● Supplied information
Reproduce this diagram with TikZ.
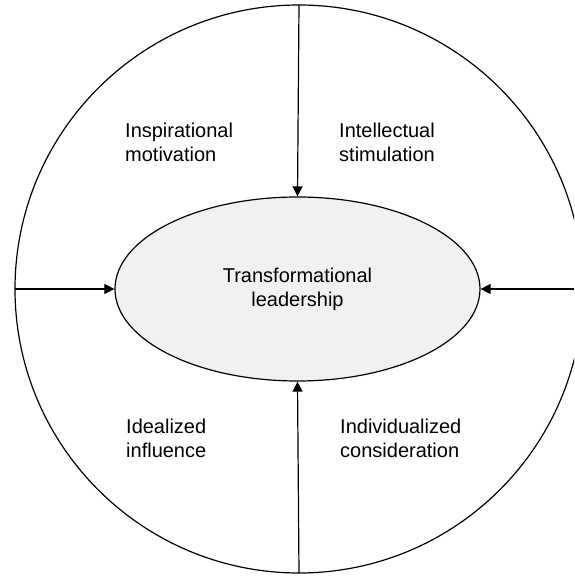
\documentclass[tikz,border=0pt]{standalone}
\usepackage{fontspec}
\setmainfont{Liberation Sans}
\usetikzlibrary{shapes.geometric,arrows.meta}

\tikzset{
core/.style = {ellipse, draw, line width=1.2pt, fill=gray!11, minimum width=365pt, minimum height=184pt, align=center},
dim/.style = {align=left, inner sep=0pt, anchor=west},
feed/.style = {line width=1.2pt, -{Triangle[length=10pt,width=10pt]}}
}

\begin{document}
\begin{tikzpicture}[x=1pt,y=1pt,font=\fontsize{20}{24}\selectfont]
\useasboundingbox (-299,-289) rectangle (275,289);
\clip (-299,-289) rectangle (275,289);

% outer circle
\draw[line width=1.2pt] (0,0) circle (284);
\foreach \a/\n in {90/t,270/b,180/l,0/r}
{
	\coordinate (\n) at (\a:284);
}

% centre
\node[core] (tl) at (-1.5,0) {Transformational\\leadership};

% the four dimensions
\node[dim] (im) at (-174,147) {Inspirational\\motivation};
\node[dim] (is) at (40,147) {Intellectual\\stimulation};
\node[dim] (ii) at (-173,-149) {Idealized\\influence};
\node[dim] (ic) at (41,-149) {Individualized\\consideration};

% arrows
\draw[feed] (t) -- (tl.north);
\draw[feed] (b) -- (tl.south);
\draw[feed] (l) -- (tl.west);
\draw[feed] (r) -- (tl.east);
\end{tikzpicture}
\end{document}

● Work required
From the material above, copy everything exactly but the pictures.

● Reply
Reproduce this diagram with TikZ.
\documentclass[tikz,border=0pt]{standalone}
\usepackage{fontspec}
\setmainfont{Liberation Sans}
\usetikzlibrary{shapes.geometric,arrows.meta}

\tikzset{
core/.style = {ellipse, draw, line width=1.2pt, fill=gray!11, minimum width=365pt, minimum height=184pt, align=center},
dim/.style = {align=left, inner sep=0pt, anchor=west},
feed/.style = {line width=1.2pt, -{Triangle[length=10pt,width=10pt]}}
}

\begin{document}
\begin{tikzpicture}[x=1pt,y=1pt,font=\fontsize{20}{24}\selectfont]
\useasboundingbox (-299,-289) rectangle (275,289);
\clip (-299,-289) rectangle (275,289);

% outer circle
\draw[line width=1.2pt] (0,0) circle (284);
\foreach \a/\n in {90/t,270/b,180/l,0/r}
{
	\coordinate (\n) at (\a:284);
}

% centre
\node[core] (tl) at (-1.5,0) {Transformational\\leadership};

% the four dimensions
\node[dim] (im) at (-174,147) {Inspirational\\motivation};
\node[dim] (is) at (40,147) {Intellectual\\stimulation};
\node[dim] (ii) at (-173,-149) {Idealized\\influence};
\node[dim] (ic) at (41,-149) {Individualized\\consideration};

% arrows
\draw[feed] (t) -- (tl.north);
\draw[feed] (b) -- (tl.south);
\draw[feed] (l) -- (tl.west);
\draw[feed] (r) -- (tl.east);
\end{tikzpicture}
\end{document}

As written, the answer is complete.